STATEMENT BY AMBASSADOR ANUPAM RAY AT THE GROUP OF GOVERNMENTAL EXPERTS ON EMERGING TECHNOLOGIES IN THE AREA OF LETHAL AUTONOMOUS WEAPONS SYSTEM, GENEVA, MARCH 4, 2024

Mr. President,

India congratulates you on your taking over the leadership of this very important process. We have complete faith in you and look forward to working with you.

We would also like to record our appreciation of the work of Ambassador Flavio Soares Damico.

I would like to make six points:

1.    My delegation has noted how you propose to structure the discussions in this new phase of the GGEs work and is able to support your ideas.  We have found your guiding questions useful and will provide substantive inputs,

2.  This GGE should build on its previous work.  We believe that its accomplishments in generating concepts and a lexicon that captures some of the elusive characteristics of emerging technologies and their impacts are considerable.  This needs to be squarely acknowledged, used as a basis for further work, incorporated in the elements of any possible instrument, and be a primary focus for the future work of this GGE. 
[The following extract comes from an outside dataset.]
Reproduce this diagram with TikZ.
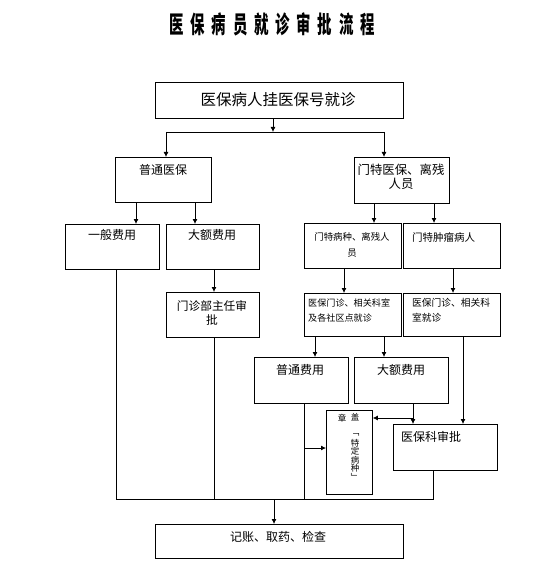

3.  This GGE meets in a new military reality - in the midst of armed conflict and war. The military reality is that there appears to be deployment and use, on an unprecedented scale, of weapons and weapons systems incorporating emerging technologies which impart autonomous characteristics.  The military reality also is that further development, deployment and use of such weapons and weapons systems can be anticipated. Given this reality, my delegation believes more strongly than ever that the CCW, which balances military necessity with the humanitarian imperative, is the best platform for discussions on this issue.

The discussion of possible prohibitions and restrictions on these emerging technologies as applied to warfare, to be credible, needs to be connected to this military reality.

4.  We live in a fragmenting world. We have splinternets behind firewalls. We have fragmented trading and financial systems. My delegation believes that the discussions on the subject of this GGEs mandate should not contribute to afragmentation of the normative sphere. It is important for all to acknowledge that we inhabit differing security realities. My delegation believes that the purpose of this GGE and this convention is to find common ground that takes into account the concerns of all. The proceedings of this meetings should not be used to create the ground for generating parallel sets of rules. This would contribute to a further weakening of the multilateral system.

5.  India, as a matter of principle, favours legally binding instruments in the sphere of arms control and disarmament. We would, with reference to the mandate of the GGE, like to note that much more work is required before meaningful negotiations can commence on a legally binding instrument.

6.  We have already stated that we can support a politically binding instrument based on the Guiding Principles. We believe that these Guiding Principles and previous reports contain a powerful norm - that emerging technologies in the area of lethal autonomous weapons systems are not exempt from the prohibitions, restrictions and limitations that are contained in international humanitarian law.